Doing 350 mph (563 kph) in a pickup truck may sound surreal, but it all makes sense when you consider that the 1957 Chevrolet Apache appearance of the machine is a mere illusion.
Behind the fiberglass cab wearing the Golden Bowtie emblem we find not one, but two jet engines, which make a combined 25,000 horsepower. And with the beast, which is nicknamed Hot Streak II, tipping the scales at 4,300 lbs/1,950 kg (hey, it’s lighter than a Hellcat), speeds like the one above only come naturally, despite the shoe box aerodynamics of the thing.
These days, the machine is operated by Hayden Proffitt II, who is now in his 30s. And for him high velocity is a family legacy. His grandfather, Hayden Proffitt, is currently enjoying his 90s after a legendary career as a drag racer.
However, the contraption is the creation of racing daredevil Les Shockley, who put this together back in 1994 for Hayden’s grandpa. Alas, as he explains in the Barcroft Cars video below, Shockley passed away a few years ago, but his legacy remains. That’s because the daredevil, who used to man dragsters for Hayden’s grandad, turned to building jet vehicles in 1978.
And his first major hit was 1984 Peterbilt packing 36,000 horsepower from three jet engines, which was nicknamed Shockwave, which was followed by Shockwave II. And the beast you’re gazing at is none other than Shockwave, which was acquired by Proffitt back in 2015 and renamed Hot Streak II as a nod to the original Hot Streak, a single-jet dragster his grandfather hooned in 1980.
Back in 2015, Profitt had just come back to civilian life after spending nine years servicing aircrafts for the U.S. Air Force. As such, the fact that this Chevy is animated by Westinghouse J34 jet engines, which have powered military aircraft starting in 1959, only seemed natural.

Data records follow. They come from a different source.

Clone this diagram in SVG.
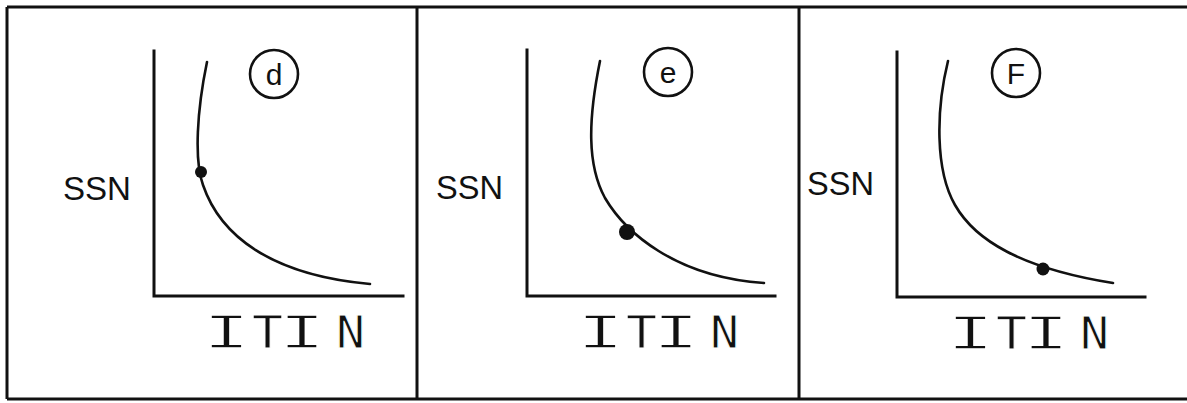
<svg xmlns="http://www.w3.org/2000/svg" width="1187" height="403" viewBox="0 0 1187 403">
<style>
.frame{stroke:#111;stroke-width:3;fill:none}
.axis{stroke:#111;stroke-width:3;fill:none;stroke-linecap:square}
.curve{stroke:#111;stroke-width:2.6;fill:none;stroke-linecap:round}
.badge{stroke:#111;stroke-width:2.6;fill:none}
.dot{fill:#111}
.ylab{font-family:"Liberation Sans",Arial,sans-serif;font-size:34px;fill:#111}
.xlab{font-family:"DejaVu Sans Mono",monospace;font-size:45px;fill:#111;stroke:#fff;stroke-width:0.8}
.xlab .wide{stroke-width:1.3}
.blab{font-family:"Liberation Sans",Arial,sans-serif;font-size:30px;fill:#111;text-anchor:middle}
</style>
<rect width="1187" height="403" fill="#fff"/>
<g id="frame">
<path class="frame" d="M7,7 H1187 M7,399 H1187 M7,7 V399 M417,7 V399 M799,7 V399"/>
</g>
<g id="panel-d">
<path class="axis" d="M154,51 V296 H403"/>
<path class="curve" d="M207,62 C197,110 194,160 203,185 C220,235 270,275 370,284"/>
<circle class="dot" cx="201" cy="172" r="6"/>
<circle class="badge" cx="274" cy="74" r="24"/>
<text class="blab" x="274" y="85">d</text>
<text class="ylab" x="63" y="200" textLength="68" lengthAdjust="spacingAndGlyphs">SSN</text>
<text class="xlab" y="348"><tspan class="wide" x="203" textLength="47" lengthAdjust="spacingAndGlyphs">I</tspan><tspan x="252" textLength="31" lengthAdjust="spacingAndGlyphs">T</tspan><tspan class="wide" x="279" textLength="46" lengthAdjust="spacingAndGlyphs">I</tspan><tspan x="336" textLength="29" lengthAdjust="spacingAndGlyphs">N</tspan></text>
</g>
<g id="panel-e">
<path class="axis" d="M527,50 V296 H775"/>
<path class="curve" d="M600,61 C588,120 587,165 605,198 C625,232 675,277 764,283"/>
<circle class="dot" cx="627" cy="232" r="8"/>
<circle class="badge" cx="668" cy="72" r="24"/>
<text class="blab" x="668" y="83">e</text>
<text class="ylab" x="436" y="199" textLength="67" lengthAdjust="spacingAndGlyphs">SSN</text>
<text class="xlab" y="348"><tspan class="wide" x="577" textLength="47" lengthAdjust="spacingAndGlyphs">I</tspan><tspan x="626" textLength="31" lengthAdjust="spacingAndGlyphs">T</tspan><tspan class="wide" x="653" textLength="46" lengthAdjust="spacingAndGlyphs">I</tspan><tspan x="710" textLength="29" lengthAdjust="spacingAndGlyphs">N</tspan></text>
</g>
<g id="panel-f">
<path class="axis" d="M897,52 V297 H1145"/>
<path class="curve" d="M948,61 C936,110 935,170 955,205 C975,240 1020,268 1113,283"/>
<circle class="dot" cx="1043" cy="269" r="6.5"/>
<circle class="badge" cx="1016" cy="73" r="24"/>
<text class="blab" x="1016" y="84">F</text>
<text class="ylab" x="807" y="195" textLength="67" lengthAdjust="spacingAndGlyphs">SSN</text>
<text class="xlab" y="349"><tspan class="wide" x="947" textLength="47" lengthAdjust="spacingAndGlyphs">I</tspan><tspan x="996" textLength="31" lengthAdjust="spacingAndGlyphs">T</tspan><tspan class="wide" x="1023" textLength="46" lengthAdjust="spacingAndGlyphs">I</tspan><tspan x="1080" textLength="29" lengthAdjust="spacingAndGlyphs">N</tspan></text>
</g>
</svg>
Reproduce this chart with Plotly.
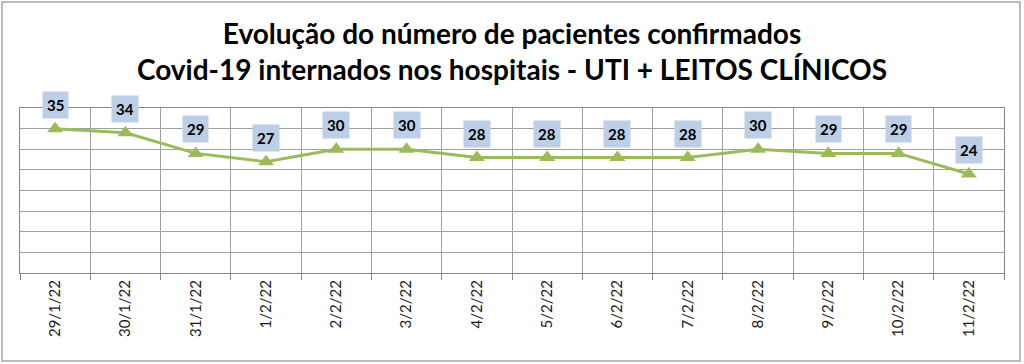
import plotly.graph_objects as go

datas = ["29/1/22", "30/1/22", "31/1/22", "1/2/22", "2/2/22", "3/2/22", "4/2/22",
         "5/2/22", "6/2/22", "7/2/22", "8/2/22", "9/2/22", "10/2/22", "11/2/22"]
internados = [35, 34, 29, 27, 30, 30, 28, 28, 28, 28, 30, 29, 29, 24]

titulo = "<b>Evolução do número de pacientes confirmados<br>Covid-19 internados nos hospitais - UTI + LEITOS CLÍNICOS</b>"

W, H = 1024, 364
L, R, T, B = 20, 20, 108, 91
pw, ph = W - L - R, H - T - B

fig = go.Figure()
fig.add_trace(go.Scatter(
    x=datas, y=internados, mode="lines+markers",
    line=dict(color="#9bbb59", width=3),
    marker=dict(symbol="triangle-up", size=14, color="#9bbb59"),
    showlegend=False, cliponaxis=False, hoverinfo="skip",
))

for d, v in zip(datas, internados):
    fig.add_annotation(
        x=d, y=v, text=f"<b>{v}</b>", showarrow=False, yshift=24,
        bgcolor="#bccfe6", borderpad=4,
        font=dict(family="Lato, Open Sans, sans-serif", size=15, color="#000000"),
    )

# outer chart border
fig.add_shape(type="rect", xref="paper", yref="paper",
              x0=(2 - L) / pw, x1=(W - 4 - L) / pw,
              y0=(T + ph - (H - 3)) / ph, y1=(T + ph - 2) / ph,
              line=dict(color="#a6a6a6", width=1.5), fillcolor="rgba(0,0,0,0)", layer="below")

fig.update_layout(
    width=W, height=H,
    margin=dict(l=L, r=R, t=T, b=B, autoexpand=False),
    paper_bgcolor="white", plot_bgcolor="white",
    title=dict(text=titulo, x=0.5, xanchor="center", y=1 - 44 / H, yanchor="top",
               font=dict(family="Lato, Open Sans, sans-serif", size=28, color="#000000")),
    xaxis=dict(type="category", range=[-0.5, len(datas) - 0.5], tickson="boundaries",
               ticks="outside", ticklen=6,
               tickcolor="#868686", showgrid=True, gridcolor="#a0a0a0", gridwidth=1,
               showline=True, linecolor="#868686", mirror=True, tickangle=-90,
               automargin=False,
               tickfont=dict(family="Lato, Open Sans, sans-serif", size=15, color="#1a1a1a")),
    yaxis=dict(range=[0, 40], dtick=5, showticklabels=False, showgrid=True,
               gridcolor="#a0a0a0", gridwidth=1, showline=True, linecolor="#868686",
               mirror=True, zeroline=False, ticks="", automargin=False),
)

fig.write_html("out.html", config={"displayModeBar": False},
               post_script="document.body.style.margin='0';")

Nevertheless, as the man explains, the original form of the motor didn’t involve afterburners, with these being installed by the Shockley.
Got it, jet engines, but what else is on this formidable machine?
Parachutes? Sure, the vehicle has four of them—a pair in each of the two tubes, since the contact patch of the tires wrapped around the 15-inch wheels isn’t merely enough to deal with the kind of speeds the truck can develop. And if it’s numbers you’re looking for, Hayden explains that deploying the chutes at 300 mph (483 km/h) generates -10 G’s of force.
And since we mentioned aero above, we’ll add that there are two spoilers preventing this truck from reaching for its airplane siblings: one at the back and one above the cab.
So, whether you’re looking for a back massage, which those afterburners (these essentially throw raw fuel into the jet engine’s exhaust stream) deliver, a back massage (remember those chutes?) or a bit of Yoga—as demonstrated in the vid, access is not exactly facile—this 1957 Chevy truck is basically a 17-feet-long (5.2M) fiery spa.